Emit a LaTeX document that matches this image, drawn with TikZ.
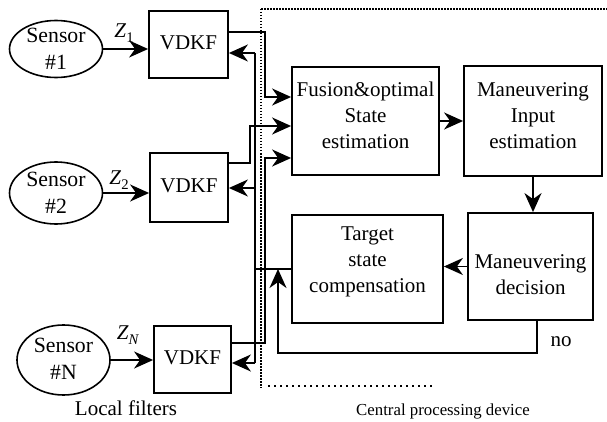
--
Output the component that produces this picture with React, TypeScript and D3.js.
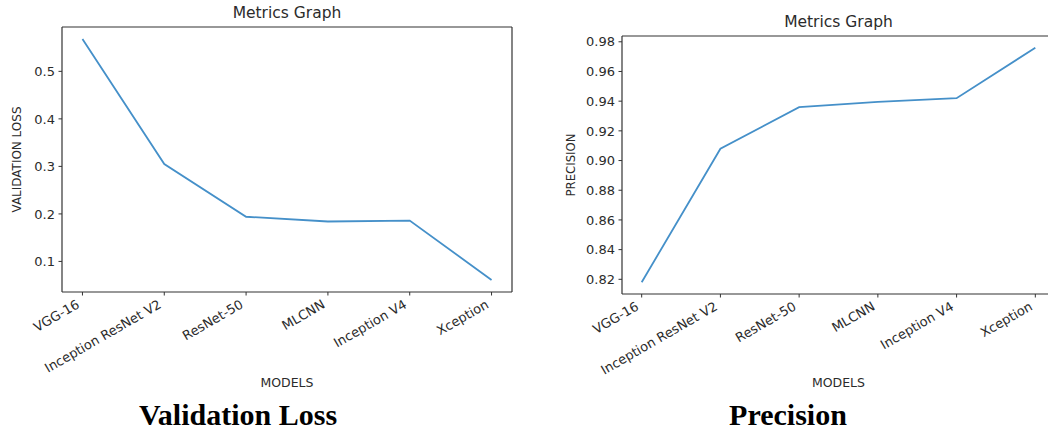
* * *
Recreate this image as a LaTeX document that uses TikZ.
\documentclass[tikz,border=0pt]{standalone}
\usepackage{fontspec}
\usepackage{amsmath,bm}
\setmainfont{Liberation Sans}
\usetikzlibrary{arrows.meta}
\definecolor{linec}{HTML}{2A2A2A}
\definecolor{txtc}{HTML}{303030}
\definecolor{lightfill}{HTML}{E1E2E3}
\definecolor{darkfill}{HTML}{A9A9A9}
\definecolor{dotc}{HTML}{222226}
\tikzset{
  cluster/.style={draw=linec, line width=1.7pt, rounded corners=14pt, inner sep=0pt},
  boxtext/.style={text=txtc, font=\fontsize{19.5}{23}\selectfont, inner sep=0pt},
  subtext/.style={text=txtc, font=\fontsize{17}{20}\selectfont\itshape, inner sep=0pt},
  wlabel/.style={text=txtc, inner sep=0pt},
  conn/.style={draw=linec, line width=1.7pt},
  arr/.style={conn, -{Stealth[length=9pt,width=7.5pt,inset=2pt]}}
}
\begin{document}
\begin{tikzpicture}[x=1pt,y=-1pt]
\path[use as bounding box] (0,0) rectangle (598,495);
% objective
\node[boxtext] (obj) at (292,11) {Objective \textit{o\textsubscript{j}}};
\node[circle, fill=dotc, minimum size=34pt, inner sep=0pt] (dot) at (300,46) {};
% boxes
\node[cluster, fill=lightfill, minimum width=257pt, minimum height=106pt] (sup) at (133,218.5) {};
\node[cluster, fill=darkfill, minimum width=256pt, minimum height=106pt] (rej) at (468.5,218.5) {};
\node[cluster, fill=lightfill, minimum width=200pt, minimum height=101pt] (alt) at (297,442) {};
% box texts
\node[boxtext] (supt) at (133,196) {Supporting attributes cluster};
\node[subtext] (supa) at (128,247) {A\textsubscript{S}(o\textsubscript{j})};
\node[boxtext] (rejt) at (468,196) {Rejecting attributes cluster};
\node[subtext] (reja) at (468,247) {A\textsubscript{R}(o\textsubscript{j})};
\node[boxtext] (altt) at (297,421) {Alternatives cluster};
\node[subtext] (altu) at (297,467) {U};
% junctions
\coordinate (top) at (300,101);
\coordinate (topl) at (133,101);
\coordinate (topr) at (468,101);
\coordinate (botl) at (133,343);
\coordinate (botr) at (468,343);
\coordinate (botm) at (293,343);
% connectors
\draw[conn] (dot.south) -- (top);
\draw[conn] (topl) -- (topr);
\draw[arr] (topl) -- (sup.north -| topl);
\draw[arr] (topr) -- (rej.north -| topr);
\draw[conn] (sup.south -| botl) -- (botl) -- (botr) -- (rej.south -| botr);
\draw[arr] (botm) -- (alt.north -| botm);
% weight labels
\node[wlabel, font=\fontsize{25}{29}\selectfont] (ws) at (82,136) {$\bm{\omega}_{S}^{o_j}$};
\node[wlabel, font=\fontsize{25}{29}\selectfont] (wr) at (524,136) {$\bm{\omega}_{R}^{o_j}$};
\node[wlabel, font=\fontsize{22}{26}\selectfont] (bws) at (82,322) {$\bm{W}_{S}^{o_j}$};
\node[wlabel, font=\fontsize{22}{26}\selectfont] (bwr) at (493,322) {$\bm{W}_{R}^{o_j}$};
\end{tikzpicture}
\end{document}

__TASK DIRECTIONS__
Pick out each line containing the string "that" and copy it.

__ANSWER FOR THE TASK__
Emit a LaTeX document that matches this image, drawn with TikZ.
Output the component that produces this picture with React, TypeScript and D3.js.
Recreate this image as a LaTeX document that uses TikZ.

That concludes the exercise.